INFORMATION PROVIDED:
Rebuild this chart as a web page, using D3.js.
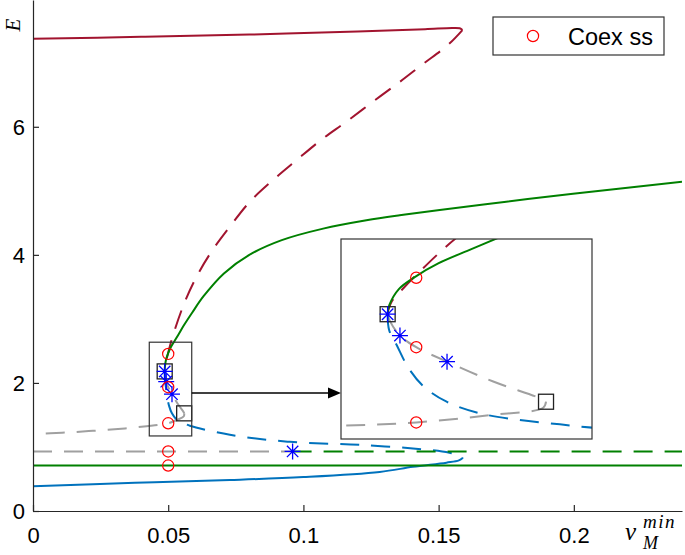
<!DOCTYPE html>
<html>
<head>
<meta charset="utf-8">
<script src="https://cdn.jsdelivr.net/npm/d3@7"></script>
<style>
  body { margin: 0; background: #fff; }
  svg { display: block; }
</style>
</head>
<body>
<div id="chart"></div>
<script>
// axis ticks
var xTicks = [0, 0.05, 0.1, 0.15, 0.2],
    xTickLabels = ["0", "0.05", "0.1", "0.15", "0.2"],
    yTicks = [0, 2, 4, 6],
    yTickLabels = ["0", "2", "4", "6"];

// branches [vMmin, E]
var redSolid = [[0, 7.375], [0.04, 7.405], [0.08, 7.44], [0.12, 7.49], [0.145, 7.525], [0.155, 7.543], [0.1578, 7.538], [0.1588, 7.51]];
var redDashed = [[0.1588, 7.51], [0.1535, 7.28], [0.1442, 6.98], [0.1356, 6.70], [0.1258, 6.395], [0.1159, 6.08], [0.1067, 5.80],
    [0.0975, 5.48], [0.0888, 5.17], [0.0802, 4.83], [0.0728, 4.44], [0.066, 4.05], [0.0605, 3.66], [0.0560, 3.25],
    [0.0518, 2.748], [0.0500, 2.473], [0.04934, 2.361], [0.04888, 2.273], [0.0487, 2.19]];
var greenSolid = [[0.0487, 2.19], [0.04878, 2.25], [0.04922, 2.37], [0.04995, 2.46], [0.0510, 2.56], [0.0524, 2.66],
    [0.0537, 2.75], [0.0558, 2.90], [0.0589, 3.10], [0.0630, 3.35], [0.0706, 3.71], [0.0800, 4.00], [0.0920, 4.23],
    [0.1073, 4.41], [0.1233, 4.54], [0.1356, 4.618], [0.1504, 4.70], [0.175, 4.83], [0.1997, 4.955], [0.24, 5.14]];
var grayUpper = [[0.0487, 2.18], [0.0488, 2.13], [0.04926, 2.02], [0.05, 1.933], [0.0514, 1.825], [0.0535, 1.676], [0.05562, 1.551], [0.0559, 1.525]];
var grayLower = [[0.0559, 1.525], [0.05577, 1.48], [0.05336, 1.425], [0.05, 1.37], [0.0465, 1.345], [0.042, 1.325],
    [0.034, 1.29], [0.0222, 1.252], [0.0107, 1.222], [0, 1.20]];
var blueDashed = [[0.0487, 2.18], [0.04877, 2.06], [0.04911, 1.95], [0.04964, 1.78], [0.05032, 1.642], [0.05138, 1.525],
    [0.0529, 1.438], [0.05471, 1.388], [0.05653, 1.356], [0.058, 1.331], [0.0728, 1.19], [0.095, 1.08], [0.122, 1.03],
    [0.1467, 0.953], [0.154, 0.91], [0.158, 0.865], [0.159, 0.83]];
var blueSolid = [[0.159, 0.83], [0.1575, 0.79], [0.1529, 0.755], [0.1405, 0.69], [0.1282, 0.61], [0.1, 0.53], [0.0728, 0.484],
    [0.0377, 0.44], [0, 0.386]];
var grayFlat = [[0, 0.93], [0.096, 0.93]];
var greenFlatDashed = [[0.096, 0.93], [0.24, 0.93]];
var greenFlat = [[0, 0.71], [0.24, 0.71]];

// markers
var coexX = [0.05, 0.05, 0.05, 0.05, 0.05],
    coexY = [2.453, 1.933, 1.37, 0.93, 0.71];
var squareX = [0.0487, 0.0559],
    squareY = [2.18, 1.525];
var starX = [0.0487, 0.04926, 0.0514, 0.096],
    starY = [2.18, 2.02, 1.825, 0.93];

// zoom box (data) and inset limits
var zoomBoxX = [0.043, 0.0587],
    zoomBoxY = [1.172, 2.636];
var insetXLim = [0.04658, 0.05799],
    insetYLim = [1.246, 2.743];

var colRed = "#a2142f", colGreen = "#008000", colBlue = "#0072bd", colGray = "#a0a0a0";
var dash = "19,12";

var branches = [
    { d: redSolid, c: colRed, dash: null },
    { d: redDashed, c: colRed, dash: dash },
    { d: greenSolid, c: colGreen, dash: null },
    { d: grayUpper, c: colGray, dash: dash },
    { d: grayLower, c: colGray, dash: dash },
    { d: blueDashed, c: colBlue, dash: dash },
    { d: blueSolid, c: colBlue, dash: null },
    { d: grayFlat, c: colGray, dash: dash },
    { d: greenFlatDashed, c: colGreen, dash: dash },
    { d: greenFlat, c: colGreen, dash: null }
];

var width = 685, height = 555;
var svg = d3.select("#chart").append("svg")
    .attr("width", width)
    .attr("height", height)
    .style("font-family", "'Liberation Sans', Arial, sans-serif");

var x = d3.scaleLinear().domain([0, 0.24]).range([33, 682]);
var y = d3.scaleLinear().domain([0, 7.98]).range([511, 0]);

var defs = svg.append("defs");
defs.append("clipPath").attr("id", "mainClip").append("rect")
    .attr("x", x(0)).attr("y", 0).attr("width", x(0.24) - x(0)).attr("height", y(0));

// draw curves + markers for one pair of scales
function drawAll(g, sx, sy) {
    var line = d3.line()
        .x(function (p) { return sx(p[0]); })
        .y(function (p) { return sy(p[1]); })
        .curve(d3.curveCatmullRom.alpha(0.5));

    branches.forEach(function (b) {
        g.append("path")
            .attr("d", line(b.d))
            .attr("fill", "none")
            .attr("stroke", b.c)
            .attr("stroke-width", 2)
            .attr("stroke-dasharray", b.dash);
    });

    // squares
    squareX.forEach(function (v, i) {
        g.append("rect")
            .attr("x", sx(v) - 7.5).attr("y", sy(squareY[i]) - 7.5)
            .attr("width", 15).attr("height", 15)
            .attr("fill", "none").attr("stroke", "#222").attr("stroke-width", 1.3);
    });
    // asterisks
    starX.forEach(function (v, i) {
        var s = 8, d = 5.7;
        g.append("path")
            .attr("transform", "translate(" + sx(v) + "," + sy(starY[i]) + ")")
            .attr("d", "M" + (-s) + ",0H" + s + "M0," + (-s) + "V" + s +
                "M" + (-d) + "," + (-d) + "L" + d + "," + d + "M" + (-d) + "," + d + "L" + d + "," + (-d))
            .attr("stroke", "#0000ff").attr("stroke-width", 1.3).attr("fill", "none");
    });
    // coexistence steady states
    coexX.forEach(function (v, i) {
        g.append("circle")
            .attr("cx", sx(v)).attr("cy", sy(coexY[i])).attr("r", 5.6)
            .attr("fill", "none").attr("stroke", "#ff0000").attr("stroke-width", 1.2);
    });
}

var main = svg.append("g").attr("clip-path", "url(#mainClip)");
drawAll(main, x, y);

// axes
var xAxis = svg.append("g")
    .attr("transform", "translate(0," + y(0) + ")")
    .call(d3.axisBottom(x).tickValues(xTicks)
        .tickFormat(function (d, i) { return xTickLabels[i]; })
        .tickSize(-6).tickSizeOuter(0).tickPadding(16));
var yAxis = svg.append("g")
    .attr("transform", "translate(" + x(0) + ",0)")
    .call(d3.axisLeft(y).tickValues(yTicks)
        .tickFormat(function (d, i) { return yTickLabels[i]; })
        .tickSize(-6).tickSizeOuter(0).tickPadding(8));

[xAxis, yAxis].forEach(function (a) {
    a.select(".domain").attr("stroke", "#262626").attr("stroke-width", 1.2);
    a.selectAll(".tick line").attr("stroke", "#262626").attr("stroke-width", 1.2);
    a.selectAll(".tick text").attr("fill", "#000").style("font-size", "22px")
        .style("font-family", "'Liberation Sans', Arial, sans-serif");
});
yAxis.selectAll(".tick text").attr("dy", "0.36em");

// axis labels
svg.append("text")
    .attr("transform", "translate(20,25) rotate(-90)")
    .attr("text-anchor", "middle")
    .style("font-family", "'Liberation Serif', serif")
    .style("font-style", "italic")
    .style("font-size", "21px")
    .text("E");

var xl = svg.append("text")
    .style("font-family", "'Liberation Serif', serif")
    .style("font-style", "italic");
xl.append("tspan").attr("x", 625).attr("y", 540).style("font-size", "25px").text("v");
xl.append("tspan").attr("x", 643).attr("y", 528).style("font-size", "19px")
    .style("letter-spacing", "1.5px").text("min");
xl.append("tspan").attr("x", 643).attr("y", 549).style("font-size", "18px").text("M");

// zoom box on main plot
svg.append("rect")
    .attr("x", x(zoomBoxX[0])).attr("y", y(zoomBoxY[1]))
    .attr("width", x(zoomBoxX[1]) - x(zoomBoxX[0]))
    .attr("height", y(zoomBoxY[0]) - y(zoomBoxY[1]))
    .attr("fill", "none").attr("stroke", "#333").attr("stroke-width", 1.2);

// inset
var inL = 341, inR = 592, inT = 239, inB = 439;
var ix = d3.scaleLinear().domain(insetXLim).range([inL, inR]);
var iy = d3.scaleLinear().domain(insetYLim).range([inB, inT]);

// arrow from zoom box to inset
var arrowY = (y(zoomBoxY[0]) + y(zoomBoxY[1])) / 2 + 4;
svg.append("line")
    .attr("x1", x(zoomBoxX[1])).attr("y1", arrowY)
    .attr("x2", inL - 10).attr("y2", arrowY)
    .attr("stroke", "#000").attr("stroke-width", 1.5);
svg.append("path")
    .attr("d", "M" + inL + "," + arrowY + "L" + (inL - 13) + "," + (arrowY - 5.5) + "L" + (inL - 13) + "," + (arrowY + 5.5) + "Z")
    .attr("fill", "#000");

defs.append("clipPath").attr("id", "insetClip").append("rect")
    .attr("x", inL).attr("y", inT).attr("width", inR - inL).attr("height", inB - inT);
svg.append("rect")
    .attr("x", inL).attr("y", inT).attr("width", inR - inL).attr("height", inB - inT)
    .attr("fill", "#fff");
var inset = svg.append("g").attr("clip-path", "url(#insetClip)");
drawAll(inset, ix, iy);
svg.append("rect")
    .attr("x", inL).attr("y", inT).attr("width", inR - inL).attr("height", inB - inT)
    .attr("fill", "none").attr("stroke", "#333").attr("stroke-width", 1.2);

// legend
var lg = svg.append("g");
lg.append("rect")
    .attr("x", 493).attr("y", 17).attr("width", 171).attr("height", 38)
    .attr("fill", "#fff").attr("stroke", "#333").attr("stroke-width", 1.2);
lg.append("circle")
    .attr("cx", 533).attr("cy", 36).attr("r", 5.6)
    .attr("fill", "none").attr("stroke", "#ff0000").attr("stroke-width", 1.2);
lg.append("text")
    .attr("x", 568).attr("y", 45)
    .style("font-size", "23.5px")
    .text("Coex ss");
</script>
</body>
</html>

EXERCISE: Which lines contain "chart"? Copy each of them.

THE REPLY:
Rebuild this chart as a web page, using D3.js.
<div id="chart"></div>
var svg = d3.select("#chart").append("svg")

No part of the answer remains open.